DATA SEGMENT:
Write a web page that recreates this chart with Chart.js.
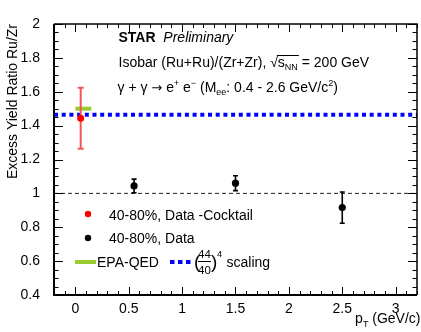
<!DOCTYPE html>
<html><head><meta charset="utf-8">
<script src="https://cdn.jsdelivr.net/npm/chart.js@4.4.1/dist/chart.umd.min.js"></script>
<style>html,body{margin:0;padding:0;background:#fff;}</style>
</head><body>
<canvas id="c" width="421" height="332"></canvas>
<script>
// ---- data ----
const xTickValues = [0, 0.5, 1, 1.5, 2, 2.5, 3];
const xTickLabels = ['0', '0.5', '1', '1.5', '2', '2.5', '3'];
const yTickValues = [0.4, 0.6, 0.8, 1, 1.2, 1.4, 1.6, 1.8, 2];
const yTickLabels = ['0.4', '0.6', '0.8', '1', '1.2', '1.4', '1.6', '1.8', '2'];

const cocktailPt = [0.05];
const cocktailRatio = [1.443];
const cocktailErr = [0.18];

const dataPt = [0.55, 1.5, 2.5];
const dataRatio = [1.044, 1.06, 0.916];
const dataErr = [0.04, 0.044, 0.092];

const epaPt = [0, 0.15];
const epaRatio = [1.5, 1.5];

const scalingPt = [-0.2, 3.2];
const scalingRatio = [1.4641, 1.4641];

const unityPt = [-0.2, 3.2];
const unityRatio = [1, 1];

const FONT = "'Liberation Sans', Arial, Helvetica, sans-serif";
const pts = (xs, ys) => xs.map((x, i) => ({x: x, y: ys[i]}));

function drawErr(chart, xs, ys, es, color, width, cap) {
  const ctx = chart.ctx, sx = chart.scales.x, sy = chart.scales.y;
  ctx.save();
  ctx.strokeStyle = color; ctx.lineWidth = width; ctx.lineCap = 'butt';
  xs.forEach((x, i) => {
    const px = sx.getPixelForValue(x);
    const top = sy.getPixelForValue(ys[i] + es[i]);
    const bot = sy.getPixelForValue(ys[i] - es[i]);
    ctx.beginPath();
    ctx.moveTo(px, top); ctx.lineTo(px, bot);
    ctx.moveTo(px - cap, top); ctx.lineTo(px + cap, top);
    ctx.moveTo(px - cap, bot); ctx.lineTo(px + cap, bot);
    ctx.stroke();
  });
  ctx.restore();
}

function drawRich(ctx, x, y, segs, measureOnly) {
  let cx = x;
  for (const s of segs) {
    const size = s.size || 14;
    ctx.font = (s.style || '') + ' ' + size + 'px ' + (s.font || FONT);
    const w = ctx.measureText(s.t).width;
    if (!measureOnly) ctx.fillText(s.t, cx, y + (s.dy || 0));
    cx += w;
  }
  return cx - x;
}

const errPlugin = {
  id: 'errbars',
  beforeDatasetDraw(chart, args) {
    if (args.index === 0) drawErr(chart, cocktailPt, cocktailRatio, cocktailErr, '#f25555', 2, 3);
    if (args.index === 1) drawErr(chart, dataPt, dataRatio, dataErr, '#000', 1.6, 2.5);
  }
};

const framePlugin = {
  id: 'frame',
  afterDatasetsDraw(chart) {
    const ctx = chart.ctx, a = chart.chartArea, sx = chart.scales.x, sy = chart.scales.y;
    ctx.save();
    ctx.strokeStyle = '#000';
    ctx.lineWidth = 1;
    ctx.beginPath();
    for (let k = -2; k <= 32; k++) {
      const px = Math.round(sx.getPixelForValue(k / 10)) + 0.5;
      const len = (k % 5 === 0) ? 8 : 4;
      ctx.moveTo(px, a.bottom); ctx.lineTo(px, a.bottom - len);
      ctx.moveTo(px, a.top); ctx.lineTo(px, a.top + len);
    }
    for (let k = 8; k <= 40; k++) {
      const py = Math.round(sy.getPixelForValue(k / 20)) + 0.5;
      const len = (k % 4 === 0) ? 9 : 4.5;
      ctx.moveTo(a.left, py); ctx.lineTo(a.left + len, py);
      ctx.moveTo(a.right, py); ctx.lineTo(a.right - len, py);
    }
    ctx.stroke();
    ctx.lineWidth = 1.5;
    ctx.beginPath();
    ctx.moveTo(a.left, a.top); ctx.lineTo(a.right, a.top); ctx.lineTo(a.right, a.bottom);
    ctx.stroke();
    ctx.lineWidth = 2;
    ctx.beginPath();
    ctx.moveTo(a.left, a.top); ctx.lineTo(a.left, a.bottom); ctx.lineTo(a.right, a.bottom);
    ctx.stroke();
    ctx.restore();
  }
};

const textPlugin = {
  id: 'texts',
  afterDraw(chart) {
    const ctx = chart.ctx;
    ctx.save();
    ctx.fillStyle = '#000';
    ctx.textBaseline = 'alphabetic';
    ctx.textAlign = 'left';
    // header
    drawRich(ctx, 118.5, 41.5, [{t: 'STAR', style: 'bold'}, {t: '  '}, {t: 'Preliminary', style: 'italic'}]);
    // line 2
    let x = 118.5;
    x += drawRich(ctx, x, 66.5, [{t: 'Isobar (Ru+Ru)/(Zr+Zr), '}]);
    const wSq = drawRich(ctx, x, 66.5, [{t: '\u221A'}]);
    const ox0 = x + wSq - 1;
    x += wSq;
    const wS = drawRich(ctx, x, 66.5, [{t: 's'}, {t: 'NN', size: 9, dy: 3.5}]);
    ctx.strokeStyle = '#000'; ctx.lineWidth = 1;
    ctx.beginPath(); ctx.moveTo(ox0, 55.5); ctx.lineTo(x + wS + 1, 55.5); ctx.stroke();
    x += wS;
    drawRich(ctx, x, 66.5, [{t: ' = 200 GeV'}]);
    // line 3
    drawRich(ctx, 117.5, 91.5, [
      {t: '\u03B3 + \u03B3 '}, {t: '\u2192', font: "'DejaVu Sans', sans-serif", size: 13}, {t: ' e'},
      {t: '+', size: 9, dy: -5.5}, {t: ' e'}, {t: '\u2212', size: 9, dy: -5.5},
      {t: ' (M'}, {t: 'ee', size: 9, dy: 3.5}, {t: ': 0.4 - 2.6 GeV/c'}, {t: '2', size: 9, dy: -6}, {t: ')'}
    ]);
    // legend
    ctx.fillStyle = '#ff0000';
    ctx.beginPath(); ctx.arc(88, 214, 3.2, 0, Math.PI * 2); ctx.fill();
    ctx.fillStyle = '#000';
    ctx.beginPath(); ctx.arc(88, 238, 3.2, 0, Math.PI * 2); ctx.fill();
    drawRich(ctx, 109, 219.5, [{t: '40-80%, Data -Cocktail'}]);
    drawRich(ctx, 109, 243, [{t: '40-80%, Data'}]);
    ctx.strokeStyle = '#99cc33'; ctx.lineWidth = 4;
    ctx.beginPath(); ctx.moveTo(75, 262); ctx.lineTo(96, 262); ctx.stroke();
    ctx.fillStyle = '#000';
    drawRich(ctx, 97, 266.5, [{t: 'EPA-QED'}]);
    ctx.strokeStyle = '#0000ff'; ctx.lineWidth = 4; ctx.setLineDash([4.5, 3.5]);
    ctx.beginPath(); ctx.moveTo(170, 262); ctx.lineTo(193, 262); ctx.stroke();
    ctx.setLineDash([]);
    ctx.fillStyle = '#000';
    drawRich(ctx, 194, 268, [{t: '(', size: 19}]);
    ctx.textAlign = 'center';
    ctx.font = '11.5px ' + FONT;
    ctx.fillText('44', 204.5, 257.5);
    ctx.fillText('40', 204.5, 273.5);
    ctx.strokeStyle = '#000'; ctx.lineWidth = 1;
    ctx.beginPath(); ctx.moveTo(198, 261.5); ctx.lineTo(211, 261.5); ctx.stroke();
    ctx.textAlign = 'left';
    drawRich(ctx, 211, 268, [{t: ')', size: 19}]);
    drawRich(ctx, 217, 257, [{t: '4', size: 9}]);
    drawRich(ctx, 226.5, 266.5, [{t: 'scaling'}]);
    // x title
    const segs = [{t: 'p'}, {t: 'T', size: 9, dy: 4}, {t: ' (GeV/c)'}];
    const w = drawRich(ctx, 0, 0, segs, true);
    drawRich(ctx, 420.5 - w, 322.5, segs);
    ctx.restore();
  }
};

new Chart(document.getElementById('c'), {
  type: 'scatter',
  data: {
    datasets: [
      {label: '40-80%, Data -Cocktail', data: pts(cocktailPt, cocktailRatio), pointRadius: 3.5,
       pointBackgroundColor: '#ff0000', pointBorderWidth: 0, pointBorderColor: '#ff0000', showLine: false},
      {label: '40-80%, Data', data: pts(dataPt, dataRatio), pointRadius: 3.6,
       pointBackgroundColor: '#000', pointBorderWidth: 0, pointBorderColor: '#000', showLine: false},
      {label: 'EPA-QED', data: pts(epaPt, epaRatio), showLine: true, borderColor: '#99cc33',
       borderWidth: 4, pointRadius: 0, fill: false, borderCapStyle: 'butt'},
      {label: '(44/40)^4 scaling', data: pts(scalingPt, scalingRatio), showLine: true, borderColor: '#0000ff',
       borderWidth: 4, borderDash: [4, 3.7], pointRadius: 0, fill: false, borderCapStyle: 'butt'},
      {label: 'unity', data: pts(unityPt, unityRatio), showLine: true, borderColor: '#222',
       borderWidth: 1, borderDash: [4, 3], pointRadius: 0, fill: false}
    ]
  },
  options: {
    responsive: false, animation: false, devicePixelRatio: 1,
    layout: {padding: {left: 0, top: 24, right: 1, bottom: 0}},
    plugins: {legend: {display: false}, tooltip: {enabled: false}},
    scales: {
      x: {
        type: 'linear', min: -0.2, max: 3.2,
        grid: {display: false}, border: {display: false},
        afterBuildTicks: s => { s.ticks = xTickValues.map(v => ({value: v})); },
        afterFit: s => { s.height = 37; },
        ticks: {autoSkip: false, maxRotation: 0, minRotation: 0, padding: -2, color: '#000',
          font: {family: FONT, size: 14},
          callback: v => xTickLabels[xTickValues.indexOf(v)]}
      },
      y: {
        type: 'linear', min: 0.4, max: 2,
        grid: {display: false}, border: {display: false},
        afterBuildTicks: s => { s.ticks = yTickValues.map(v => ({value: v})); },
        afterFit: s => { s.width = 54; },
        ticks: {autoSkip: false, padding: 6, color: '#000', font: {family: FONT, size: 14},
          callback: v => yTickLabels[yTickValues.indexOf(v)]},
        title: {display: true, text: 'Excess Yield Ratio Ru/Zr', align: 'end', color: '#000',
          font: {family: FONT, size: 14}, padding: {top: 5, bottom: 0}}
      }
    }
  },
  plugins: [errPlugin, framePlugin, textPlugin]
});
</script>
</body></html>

WHAT YOU SHOULD DO:
Go from the first line of the data above to the line containing "const cocktailErr = [0.18];" and retype exactly those lines, both included, but none of the pictures.

EXERCISE RESULT:
Write a web page that recreates this chart with Chart.js.
<!DOCTYPE html>
<html><head><meta charset="utf-8">
<script src="https://cdn.jsdelivr.net/npm/chart.js@4.4.1/dist/chart.umd.min.js"></script>
<style>html,body{margin:0;padding:0;background:#fff;}</style>
</head><body>
<canvas id="c" width="421" height="332"></canvas>
<script>
// ---- data ----
const xTickValues = [0, 0.5, 1, 1.5, 2, 2.5, 3];
const xTickLabels = ['0', '0.5', '1', '1.5', '2', '2.5', '3'];
const yTickValues = [0.4, 0.6, 0.8, 1, 1.2, 1.4, 1.6, 1.8, 2];
const yTickLabels = ['0.4', '0.6', '0.8', '1', '1.2', '1.4', '1.6', '1.8', '2'];

const cocktailPt = [0.05];
const cocktailRatio = [1.443];
const cocktailErr = [0.18];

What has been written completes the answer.